Queensland Minister for Corrective Services, Mark Ryan, has confirmed five Central Queensland companies have been given the opportunity to tender for a package of early works at the Capricornia Correctional Centre.
“The Queensland Government has moved quickly in the wake of the $200 million announcement to expand the prison infrastructure and create more jobs for the region,” Mr Ryan said.
“The Department of Housing and Public Works is working closely with Corrective Services and has selected five local companies to tender for the early works at the Rockhampton prison which is excellent news for Central Queensland.”
The companies sit on a whole-of-Government register of pre-qualified building consultants and contractors who are eligible to undertake a project of this value.
Member for Rockhampton, Bill Byrne, said all five companies have offices in and around the Rockhampton area, with one in Gladstone.
“We are getting on with the job.
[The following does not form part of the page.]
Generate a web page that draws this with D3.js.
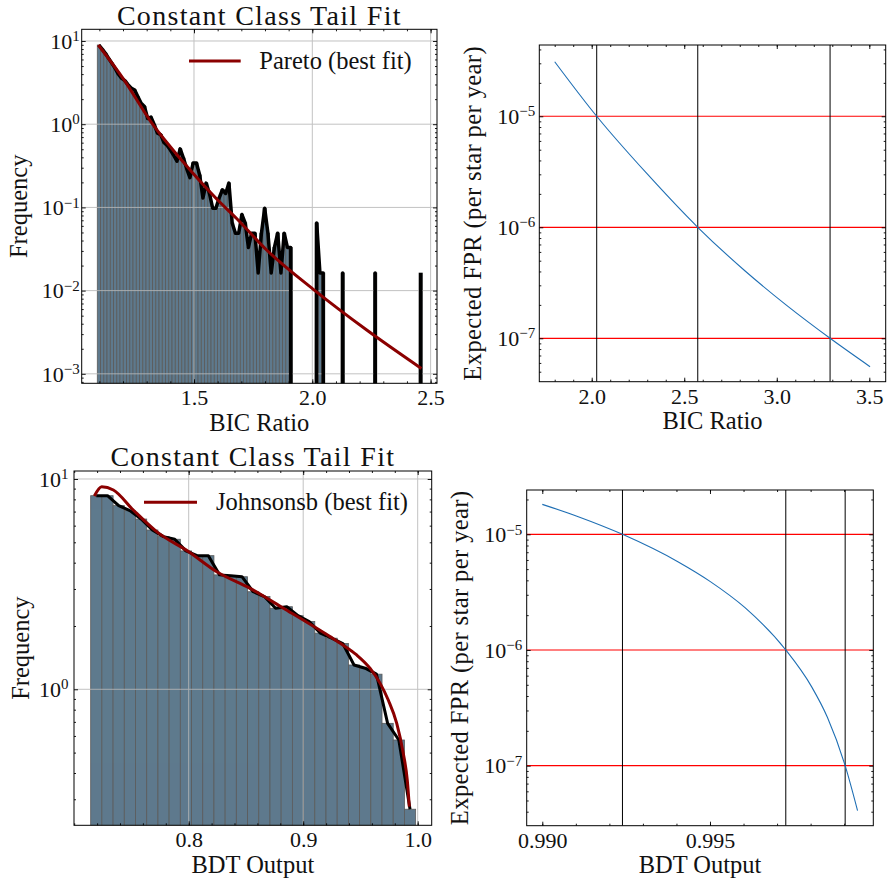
<!DOCTYPE html>
<html><head><meta charset="utf-8">
<script src="https://cdn.jsdelivr.net/npm/d3@7"></script>
<style>
body{margin:0;background:#fff}
svg{display:block}
text{font-family:"Liberation Serif","Times New Roman",serif;fill:#111}
</style>
</head><body>
<svg id="c" width="887" height="881"></svg>
<script>
// ---------------- DATA ----------------
const titleText = "Constant Class Tail Fit";
const freqLabel = "Frequency";
const fprLabel = "Expected FPR (per star per year)";
const bicLabel = "BIC Ratio";
const bdtLabel = "BDT Output";
const paretoLegend = "Pareto (best fit)";
const johnsonLegend = "Johnsonsb (best fit)";

// top-left histogram: 100 bins between these edges
const bicBinStart = 1.0913, bicBinEnd = 2.4649;
const bicFreq = [
 8.95, 8.00, 7.11, 6.19, 5.40, 4.69, 3.98, 3.55, 3.34, 2.97,
 2.71, 2.58, 2.14, 1.78, 1.63, 1.17, 1.22, 0.994, 0.782, 0.750,
 0.603, 0.554, 0.489, 0.424, 0.359, 0.505, 0.391, 0.293, 0.228, 0.342,
 0.342, 0.245, 0.130, 0.196, 0.147, 0.098, 0.098, 0.130, 0.163, 0.147,
 0.196, 0.065, 0.049, 0.049, 0.082, 0.065, 0.033, 0.049, 0.049, 0.0163,
 0.049, 0.098, 0.049, 0.0163, 0.033, 0.049, 0.0163, 0.049, 0.033, 0.033,
 0, 0, 0, 0, 0, 0, 0, 0.065, 0.0163, 0.0163,
 0, 0, 0, 0, 0, 0.0163, 0, 0, 0, 0,
 0, 0, 0, 0, 0, 0.0163, 0, 0, 0, 0,
 0, 0, 0, 0, 0, 0, 0, 0, 0, 0.0163
];
const paretoX = [1.0955, 1.20, 1.325, 1.45, 1.596, 1.679, 1.807, 2.011, 2.23, 2.461];
const paretoY = [8.95, 3.55, 1.0, 0.363, 0.126, 0.074, 0.0308, 0.0100, 0.00336, 0.00116];

// bottom-left histogram: 29 bins
const bdtBinStart = 0.7144, bdtBinEnd = 0.9982;
const bdtFreq = [8.33, 8.33, 7.47, 7.07, 6.45, 5.72, 5.32, 5.17, 4.55, 4.32,
 4.32, 3.50, 3.47, 3.43, 2.91, 2.76, 2.43, 2.47, 2.24, 2.10,
 1.85, 1.75, 1.65, 1.305, 1.26, 1.18, 0.689, 0.574, 0.269];
const johnsonX = [0.7176, 0.7240, 0.7342, 0.7516, 0.7720, 0.8000, 0.8245, 0.8536, 0.8827, 0.9234,
 0.9350, 0.9467, 0.9583, 0.9671, 0.9743, 0.9817, 0.9874, 0.9909, 0.9927];
const johnsonY = [8.30, 9.19, 8.87, 7.12, 5.62, 4.51, 3.62, 3.02, 2.43, 1.78,
 1.62, 1.456, 1.26, 1.07, 0.889, 0.689, 0.496, 0.37, 0.277];

// top-right FPR curve
const bicCurveX = [1.80, 2.027, 2.30, 2.573, 2.829, 3.05, 3.288, 3.504];
const bicCurveFPR = [3.10e-5, 1e-5, 3.02e-6, 1e-6, 4.04e-7, 2.0e-7, 1e-7, 5.55e-8];
const bicThresholds = [2.027, 2.573, 3.288];

// bottom-right FPR curve
const bdtCurveX = [0.99000, 0.991073, 0.99239, 0.994055, 0.99500, 0.996044, 0.99726, 0.998032, 0.99850, 0.99903, 0.99940];
const bdtCurveFPR = [1.815e-5, 1.42e-5, 1e-5, 5.77e-6, 3.92e-6, 2.32e-6, 1e-6, 4.8e-7, 2.62e-7, 1e-7, 4.08e-8];
const bdtThresholds = [0.99239, 0.99726, 0.99903];

const fprLevels = [1e-5, 1e-6, 1e-7];

// ticks
const tlXTicks = [1.5, 2.0, 2.5], tlXLabels = ["1.5", "2.0", "2.5"];
const tlYTicks = [1e-3, 1e-2, 1e-1, 1, 10], tlYExp = ["−3", "−2", "−1", "0", "1"];
const trXTicks = [2.0, 2.5, 3.0, 3.5], trXLabels = ["2.0", "2.5", "3.0", "3.5"];
const blXTicks = [0.8, 0.9, 1.0], blXLabels = ["0.8", "0.9", "1.0"];
const blYTicks = [1, 10], blYExp = ["0", "1"];
const brXTicks = [0.990, 0.995], brXLabels = ["0.990", "0.995"];
const fprYTicks = [1e-7, 1e-6, 1e-5], fprYExp = ["−7", "−6", "−5"];

// ---------------- DRAWING ----------------
const svg = d3.select("#c");
const defs = svg.append("defs");
const FONT = '"Liberation Serif","Times New Roman",serif';
const TICK_FS = 22, SUP_FS = 15, LAB_FS = 24.5, TITLE_FS = 28;
const BAR_FILL = "#5e7a8d", BAR_EDGE = "#5b5b5b";
const DARKRED = "#8b0000";
let clipN = 0;

function logMinor(domain) {
  const lo = Math.min(...domain), hi = Math.max(...domain);
  const out = [];
  for (let e = Math.floor(Math.log10(lo)) - 1; e <= Math.ceil(Math.log10(hi)); e++)
    for (let k = 2; k <= 9; k++) { const v = k * Math.pow(10, e); if (v >= lo && v <= hi) out.push(v); }
  return out;
}
function linMinor(domain, step) {
  const out = [];
  const start = Math.ceil(domain[0] / step - 1e-9);
  for (let i = start; i * step <= domain[1] + 1e-12; i++) out.push(+(i * step).toFixed(6));
  return out;
}

function makePanel(cfg) {
  const b = cfg.box;
  const g = svg.append("g");
  const x = d3.scaleLinear().domain(cfg.xDomain).range([b.left, b.right]);
  const y = d3.scaleLog().domain(cfg.yDomain).range([b.bottom, b.top]);
  const id = "clip" + (clipN++);
  defs.append("clipPath").attr("id", id).append("rect")
    .attr("x", b.left).attr("y", b.top).attr("width", b.right - b.left).attr("height", b.bottom - b.top);
  const plot = g.append("g").attr("clip-path", `url(#${id})`);
  return { g, plot, x, y, b };
}

function drawAxes(p, cfg) {
  const { g, x, y, b } = p;
  const styleAxis = sel => { sel.select(".domain").remove(); sel.selectAll("line").attr("stroke", "#000").attr("stroke-width", 0.9); };
  const xm = cfg.xMinor, ym = logMinor(y.domain());
  g.append("g").attr("transform", `translate(0,${b.bottom})`).call(d3.axisBottom(x).tickValues(xm).tickSize(-2).tickFormat("")).call(styleAxis);
  g.append("g").attr("transform", `translate(0,${b.top})`).call(d3.axisTop(x).tickValues(xm).tickSize(-2).tickFormat("")).call(styleAxis);
  g.append("g").attr("transform", `translate(${b.left},0)`).call(d3.axisLeft(y).tickValues(ym).tickSize(-2).tickFormat("")).call(styleAxis);
  g.append("g").attr("transform", `translate(${b.right},0)`).call(d3.axisRight(y).tickValues(ym).tickSize(-2).tickFormat("")).call(styleAxis);
  const xb = g.append("g").attr("transform", `translate(0,${b.bottom})`)
    .call(d3.axisBottom(x).tickValues(cfg.xTicks).tickSize(-4).tickFormat((d, i) => cfg.xLabels[i])).call(styleAxis);
  xb.selectAll("text").attr("y", 22).attr("dy", null).attr("font-size", TICK_FS)
    .attr("font-family", FONT).attr("fill", "#111");
  g.append("g").attr("transform", `translate(0,${b.top})`).call(d3.axisTop(x).tickValues(cfg.xTicks).tickSize(-4).tickFormat("")).call(styleAxis);
  g.append("g").attr("transform", `translate(${b.right},0)`).call(d3.axisRight(y).tickValues(cfg.yTicks).tickSize(-4).tickFormat("")).call(styleAxis);
  const yl = g.append("g").attr("transform", `translate(${b.left},0)`)
    .call(d3.axisLeft(y).tickValues(cfg.yTicks).tickSize(-4).tickPadding(cfg.yPad).tickFormat("")).call(styleAxis);
  yl.selectAll("text").attr("font-size", TICK_FS).attr("font-family", FONT)
    .attr("fill", "#111").attr("dy", 7.2)
    .each(function (d, i) {
      const t = d3.select(this); t.text(null);
      t.append("tspan").text("10");
      t.append("tspan").attr("dy", -7.5).attr("font-size", SUP_FS).text(cfg.yExp[i]);
    });
  g.append("rect").attr("x", b.left).attr("y", b.top).attr("width", b.right - b.left).attr("height", b.bottom - b.top)
    .attr("fill", "none").attr("stroke", "#000").attr("stroke-width", 1);
  g.append("text").attr("x", (b.left + b.right) / 2).attr("y", b.bottom + 47.5).attr("text-anchor", "middle")
    .attr("font-size", LAB_FS).text(cfg.xLabel);
  g.append("text").attr("transform", `translate(${cfg.yLabelX},${(b.top + b.bottom) / 2}) rotate(-90)`)
    .attr("text-anchor", "middle").attr("font-size", LAB_FS).attr("letter-spacing", cfg.yLabelLS || 0).text(cfg.yLabel);
  if (cfg.title) g.append("text").attr("x", (b.left + b.right) / 2).attr("y", cfg.titleY).attr("text-anchor", "middle")
    .attr("font-size", TITLE_FS).attr("letter-spacing", 1.3).text(cfg.title);
}

function grid(p, xt, yt) {
  const gg = p.plot.append("g").attr("stroke", "#b8b8b8").attr("stroke-width", 1).attr("opacity", 0.85);
  xt.forEach(v => gg.append("line").attr("x1", p.x(v)).attr("x2", p.x(v)).attr("y1", p.b.top).attr("y2", p.b.bottom));
  yt.forEach(v => gg.append("line").attr("y1", p.y(v)).attr("y2", p.y(v)).attr("x1", p.b.left).attr("x2", p.b.right));
}

function histogram(p, start, end, vals) {
  const n = vals.length, w = (end - start) / n;
  const edges = d3.range(n + 1).map(i => start + i * w);
  p.plot.append("g").selectAll("rect").data(vals.map((v, i) => ({ v, i })).filter(d => d.v > 0)).join("rect")
    .attr("x", d => p.x(edges[d.i])).attr("width", d => p.x(edges[d.i + 1]) - p.x(edges[d.i]))
    .attr("y", d => p.y(d.v)).attr("height", d => p.b.bottom - p.y(d.v))
    .attr("fill", BAR_FILL).attr("stroke", BAR_EDGE).attr("stroke-width", 0.8);
  return { edges, w };
}

function outline(p, start, w, vals, lw) {
  const line = d3.line().x((v, i) => p.x(start + (i + 0.5) * w)).y(v => v > 0 ? p.y(v) : p.b.bottom + 3000);
  p.plot.append("path").attr("d", line(vals)).attr("fill", "none").attr("stroke", "#000")
    .attr("stroke-width", lw).attr("stroke-linejoin", "round");
}

function curve(p, xs, ys, color, lw) {
  const line = d3.line().x(d => p.x(d[0])).y(d => p.y(d[1])).curve(d3.curveMonotoneX);
  p.plot.append("path").attr("d", line(xs.map((v, i) => [v, ys[i]]))).attr("fill", "none")
    .attr("stroke", color).attr("stroke-width", lw).attr("stroke-linecap", "butt");
}

function legend(p, x1, x2, yLine, txt, tx, ty) {
  p.g.append("line").attr("x1", x1).attr("x2", x2).attr("y1", yLine).attr("y2", yLine)
    .attr("stroke", DARKRED).attr("stroke-width", 3);
  p.g.append("text").attr("x", tx).attr("y", ty).attr("font-size", LAB_FS).text(txt);
}

// ---- top-left ----
{
  const p = makePanel({ box: { left: 81.7, top: 29.3, right: 437, bottom: 383.3 },
    xDomain: [1.0254, 2.527], yDomain: [Math.pow(10, -3.114), Math.pow(10, 1.1406)] });
  const h = histogram(p, bicBinStart, bicBinEnd, bicFreq);
  grid(p, tlXTicks, tlYTicks);
  outline(p, bicBinStart, h.w, bicFreq, 3.5);
  curve(p, paretoX, paretoY, DARKRED, 3);
  legend(p, 189, 240.7, 61, paretoLegend, 259.3, 68.5);
  drawAxes(p, { xTicks: tlXTicks, xLabels: tlXLabels, xMinor: linMinor([1.0254, 2.527], 0.1),
    yTicks: tlYTicks, yExp: tlYExp, yPad: 2, xLabel: bicLabel, yLabel: freqLabel, yLabelX: 26.5,
    title: titleText, titleY: 25 });
}
// ---- bottom-left ----
{
  const p = makePanel({ box: { left: 74, top: 471, right: 431.7, bottom: 825.3 },
    xDomain: [0.69983, 1.01223], yDomain: [Math.pow(10, -0.6467), Math.pow(10, 1.038)] });
  const h = histogram(p, bdtBinStart, bdtBinEnd, bdtFreq);
  grid(p, blXTicks, blYTicks);
  outline(p, bdtBinStart, h.w, bdtFreq, 3);
  curve(p, johnsonX, johnsonY, DARKRED, 3);
  legend(p, 144, 197, 502.3, johnsonLegend, 216, 510);
  drawAxes(p, { xTicks: blXTicks, xLabels: blXLabels, xMinor: linMinor([0.69983, 1.01223], 0.02),
    yTicks: blYTicks, yExp: blYExp, yPad: 5.5, xLabel: bdtLabel, yLabel: freqLabel, yLabelX: 29,
    title: titleText, titleY: 466 });
}
// ---- top-right ----
{
  const p = makePanel({ box: { left: 539.3, top: 45, right: 885.7, bottom: 381.7 },
    xDomain: [1.7168, 3.5886], yDomain: [Math.pow(10, -7.391), Math.pow(10, -4.358)] });
  fprLevels.forEach(v => p.plot.append("line").attr("x1", p.b.left).attr("x2", p.b.right)
    .attr("y1", p.y(v)).attr("y2", p.y(v)).attr("stroke", "#ff0000").attr("stroke-width", 1.2));
  bicThresholds.forEach(v => p.plot.append("line").attr("y1", p.b.top).attr("y2", p.b.bottom)
    .attr("x1", p.x(v)).attr("x2", p.x(v)).attr("stroke", "#000").attr("stroke-width", 1));
  curve(p, bicCurveX, bicCurveFPR, "#1f6fb4", 1.1);
  drawAxes(p, { xTicks: trXTicks, xLabels: trXLabels, xMinor: linMinor([1.7168, 3.5886], 0.1),
    yTicks: fprYTicks, yExp: fprYExp, yPad: 4, xLabel: bicLabel, yLabel: fprLabel, yLabelX: 481, yLabelLS: 0.4 });
}
// ---- bottom-right ----
{
  const p = makePanel({ box: { left: 526.7, top: 490, right: 873.3, bottom: 825.7 },
    xDomain: [0.989535, 0.999869], yDomain: [Math.pow(10, -7.519), Math.pow(10, -4.617)] });
  fprLevels.forEach(v => p.plot.append("line").attr("x1", p.b.left).attr("x2", p.b.right)
    .attr("y1", p.y(v)).attr("y2", p.y(v)).attr("stroke", "#ff0000").attr("stroke-width", 1.2));
  bdtThresholds.forEach(v => p.plot.append("line").attr("y1", p.b.top).attr("y2", p.b.bottom)
    .attr("x1", p.x(v)).attr("x2", p.x(v)).attr("stroke", "#000").attr("stroke-width", 1));
  curve(p, bdtCurveX, bdtCurveFPR, "#1f6fb4", 1.1);
  drawAxes(p, { xTicks: brXTicks, xLabels: brXLabels, xMinor: linMinor([0.989535, 0.999869], 0.001),
    yTicks: fprYTicks, yExp: fprYExp, yPad: 4.4, xLabel: bdtLabel, yLabel: fprLabel, yLabelX: 468, yLabelLS: 0.4 });
}
</script>
</body></html>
As soon as the money was made available, Queensland Corrective Services began all the preparations required to get a project of this magnitude off the ground,” Mr Byrne said.
Minister for Housing and Public Works, Mick de Brenni, said that along with expanded infrastructure, the projects would deliver jobs for the Central Queensland region.
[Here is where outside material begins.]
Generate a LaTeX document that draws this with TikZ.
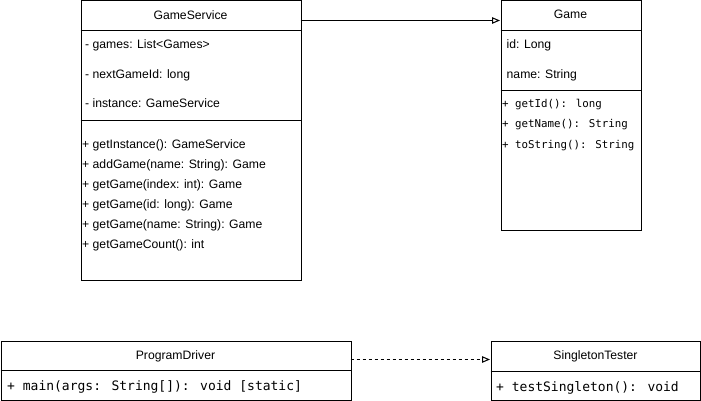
\documentclass[tikz,border=0pt]{standalone}
\usepackage{fontspec}
\setmainfont{Liberation Sans}
\newfontfamily\monofont{DejaVu Sans Mono}
\usetikzlibrary{arrows.meta}
\begin{document}
\begin{tikzpicture}[x=1pt,y=-1pt,
  box/.style={draw,line width=1pt,anchor=north west,inner sep=0pt,minimum width=#1},
  divline/.style={line width=1pt},
  txt/.style={anchor=base west,inner sep=0pt,font=\fontsize{12.2}{14}\selectfont},
  ttl/.style={anchor=base,inner sep=0pt,font=\fontsize{12.2}{14}\selectfont},
  mono/.style={anchor=base west,inner sep=0pt,font=\monofont\fontsize{10.8}{13}\selectfont},
  bigmono/.style={anchor=base west,inner sep=0pt,font=\monofont\fontsize{13}{15}\selectfont},
  conn/.style={line width=1pt,-{Triangle[open,length=8pt,width=6.5pt]}}]
\useasboundingbox (0,0) rectangle (701,401);

% GameService
\node[box=220pt,minimum height=279pt] (gs) at (80.5,0.5) {};
\coordinate (gsd1l) at (80.5,30.5); \coordinate (gsd1r) at (300.5,30.5);
\coordinate (gsd2l) at (80.5,120.5); \coordinate (gsd2r) at (300.5,120.5);
\draw[divline] (gsd1l) -- (gsd1r);
\draw[divline] (gsd2l) -- (gsd2r);
\node[ttl] (gst) at (190.5,20) {GameService};
\node[txt] (gsa1) at (85,49) {- games: List<Games>};
\node[txt] (gsa2) at (85,79) {- nextGameId: long};
\node[txt] (gsa3) at (85,108) {- instance: GameService};
\node[txt] (gsm1) at (82,148) {+ getInstance(): GameService};
\node[txt] (gsm2) at (82,168) {+ addGame(name: String): Game};
\node[txt] (gsm3) at (82,188) {+ getGame(index: int): Game};
\node[txt] (gsm4) at (82,208) {+ getGame(id: long): Game};
\node[txt] (gsm5) at (82,228) {+ getGame(name: String): Game};
\node[txt] (gsm6) at (82,248) {+ getGameCount(): int};

% Game
\node[box=140pt,minimum height=229.5pt] (g) at (500.5,0.5) {};
\coordinate (gd1l) at (500.5,30.5); \coordinate (gd1r) at (640.5,30.5);
\coordinate (gd2l) at (500.5,90.5); \coordinate (gd2r) at (640.5,90.5);
\draw[divline] (gd1l) -- (gd1r);
\draw[divline] (gd2l) -- (gd2r);
\node[ttl] (gt) at (570.5,19) {Game};
\node[txt] (ga1) at (506.5,49) {id: Long};
\node[txt] (ga2) at (506.5,79) {name: String};
\node[mono] (gm1) at (502,108) {+ getId(): long};
\node[mono] (gm2) at (502,128) {+ getName(): String};
\node[mono] (gm3) at (502,148) {+ toString(): String};

% ProgramDriver
\node[box=350pt,minimum height=59.5pt] (pd) at (0.5,340.5) {};
\coordinate (pdl) at (0.5,370.5); \coordinate (pdr) at (350.5,370.5);
\draw[divline] (pdl) -- (pdr);
\node[ttl] (pdt) at (175.5,359) {ProgramDriver};
\node[bigmono] (pdm) at (7,390) {+ main(args: String[]): void [static]};

% SingletonTester
\node[box=209.5pt,minimum height=59.5pt] (st) at (490.5,340.5) {};
\coordinate (stl) at (490.5,371.5); \coordinate (str) at (700,371.5);
\draw[divline] (stl) -- (str);
\node[ttl] (stt) at (595.5,359) {SingletonTester};
\node[bigmono] (stm) at (496,391) {+ testSingleton(): void};

% connectors
\coordinate (a1) at (300.5,20.5);
\coordinate (a2) at (500,20.5);
\draw[conn] (a1) -- (a2);
\coordinate (b1) at (350.5,359.5);
\coordinate (b2) at (490,359.5);
\draw[conn,dash pattern=on 3pt off 3pt] (b1) -- (b2);
\end{tikzpicture}
\end{document}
“These jobs, big and small, form a pipeline of government led construction work for local contractors,” Mr de Brenni said.
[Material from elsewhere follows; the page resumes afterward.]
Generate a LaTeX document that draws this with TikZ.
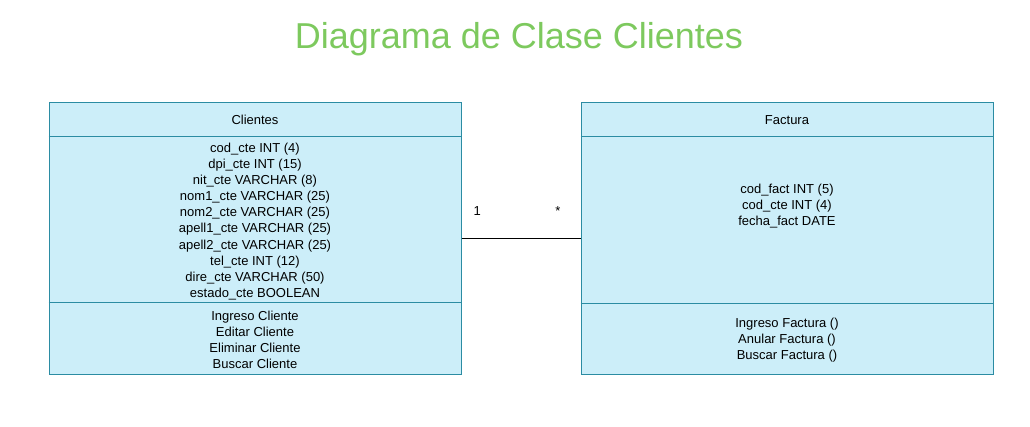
\documentclass[tikz,border=0pt]{standalone}
\usepackage{fontspec}
\setmainfont{Liberation Sans}
\usepackage{xcolor}
\usetikzlibrary{positioning}

\definecolor{classfill}{HTML}{CCEEF9}
\definecolor{classline}{HTML}{2B8CA3}
\definecolor{titlegreen}{HTML}{7DC95E}

\begin{document}
\begin{tikzpicture}[ % diagrama de clases
    x=1pt, y=-1pt,
    classbox/.style={rectangle, draw=classline, fill=classfill, line width=1pt, minimum width=412pt, minimum height=272pt, inner sep=0pt},
    divider/.style={draw=classline, line width=1pt},
    members/.style={align=center, inner sep=0pt, font=\fontsize{13}{16.1}\selectfont},
    classname/.style={inner sep=0pt, font=\fontsize{13}{16}\selectfont},
    heading/.style={anchor=base, inner sep=0pt, text=titlegreen, font=\fontsize{36}{40}\selectfont},
    assoc/.style={draw, line width=1pt},
    mult/.style={inner sep=0pt, font=\fontsize{13}{16}\selectfont}
    ]
    \useasboundingbox (0,0) rectangle (1030,426);

    % Titulo
    \node [heading] (title) at (519,48) {Diagrama de Clase Clientes};

    % Clase Clientes
    \node [classbox] (clientes) at (255,238) {};
    \draw [divider] ([yshift=-35pt]clientes.north west) -- ([yshift=-35pt]clientes.north east);
    \draw [divider] ([yshift=72pt]clientes.south west) -- ([yshift=72pt]clientes.south east);
    \node [classname] (clientesName) at (255,120) {Clientes};
    \node [members] (clientesAttr) at (255,221.5) {cod\_cte INT (4)\\dpi\_cte INT (15)\\nit\_cte VARCHAR (8)\\nom1\_cte VARCHAR (25)\\nom2\_cte VARCHAR (25)\\apell1\_cte VARCHAR (25)\\apell2\_cte VARCHAR (25)\\tel\_cte INT (12)\\dire\_cte VARCHAR (50)\\estado\_cte BOOLEAN};
    \node [members] (clientesOps) at (255,339.5) {Ingreso Cliente\\Editar Cliente\\Eliminar Cliente\\Buscar Cliente};

    % Clase Factura
    \node [classbox] (factura) at (787,238) {};
    \draw [divider] ([yshift=-35pt]factura.north west) -- ([yshift=-35pt]factura.north east);
    \draw [divider] ([yshift=71pt]factura.south west) -- ([yshift=71pt]factura.south east);
    \node [classname] (facturaName) at (787,120) {Factura};
    \node [members] (facturaAttr) at (787,206) {cod\_fact INT (5)\\cod\_cte INT (4)\\fecha\_fact DATE};
    \node [members] (facturaOps) at (787,340) {Ingreso Factura ()\\Anular Factura ()\\Buscar Factura ()};

    % Asociacion
    \path [assoc] (clientes) -- node [mult, pos=0.133, yshift=27pt] (multOne) {1} node [mult, pos=0.81, yshift=27pt] (multMany) {*} (factura);

\end{tikzpicture}
\end{document}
“Our government backs local subbies and tradies, and this major Central Queensland project is yet another demonstration of that commitment.”
Member for Keppel, Brittany Lauga, stated that the initial works involve extending the staff car park and installing shade sails.
“This is a tangible sign that the project is ‘go’. The car park expansion was part of the Premier’s $200 million commitment to the centre and we fully expect that works will begin on site in August,” Ms Lauga said.
Member for Mirani, Jim Pearce, said that not only will the expansion create more than 100 jobs for locals, it reinforced the Queensland Government’s commitment to deliver opportunities for regional and remote communities.
“Central Queensland has being doing it tough but our resilience shines through. This project confirms our commitment to restoring regional and remote communities by creating jobs and building infrastructure,” Mr Pearce said.
Corrective Services Commissioner, Mark Rallings, said his staff had been working diligently to ensure the project could proceed as quickly as possible.
“There is a huge amount of work involved in the expansion of an existing centre or construction of a new one, but we have a number of managers who are experts in this field,” Commissioner Rallings said.
“The security at our high security centres is state-of-the-art and Capricornia is no different.
“The priority for us is to get the expansion done as quickly and efficiently as possible, on time and within budget.”